I may be completely wrong about this, but sometimes I get the feeling that the Pontifical Council for Inter-Religious Dialogue (I have some excerpts from the PCID on my Inter-Religious Dialogue Page on my blog) and the Congregation for the Doctrine of the Faith are at odds with each other rather than working together. This leaves Catholics who are sincerely attracted to ecumenical and inter-religious dialogue confused, to say the least.


What? Confusion within the same Catholicism? Oh, possibly so, yes..

That has always slowed down evangelization. By the time we see Christ, He and we will be bald from tearing our hair out.

Deacon DW

Gabrielle, I've had moments when I wondered the same thing. It's helped me to see everything as a big picture. I don't think that the PCID is at odds with CDF, not really. However, I will look at addressing this when I get part two together--I returned to work today, and had some marriage prep work tonight, so I'm running behind.

Deacon DW

CO--do you notice that I'm getting bald? Now you know why.

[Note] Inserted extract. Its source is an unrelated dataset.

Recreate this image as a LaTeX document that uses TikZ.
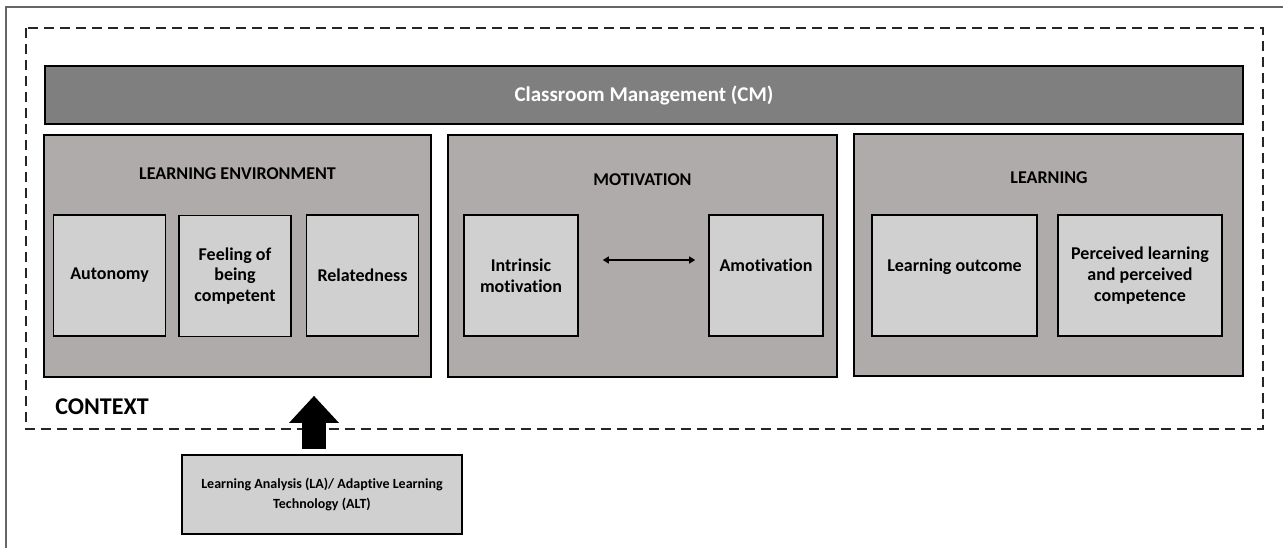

I haven't come across any discussion of this elsewhere, so am really looking forward to reading your Part Two post whenever you have time, dd.

(But let's be honest. We all know the real reason why your hair is thinning. It's not because of Catholic Confusion, is it? It was the Shock of the Giant Spider. I just knew there would be after-effects). :)


No no no! It's just that I have run out of garments to rend, and it's dangerous to keep smacking myself in the forehead, so I have begun tearing out my hair. I just presume everyone else does so, too, eventually.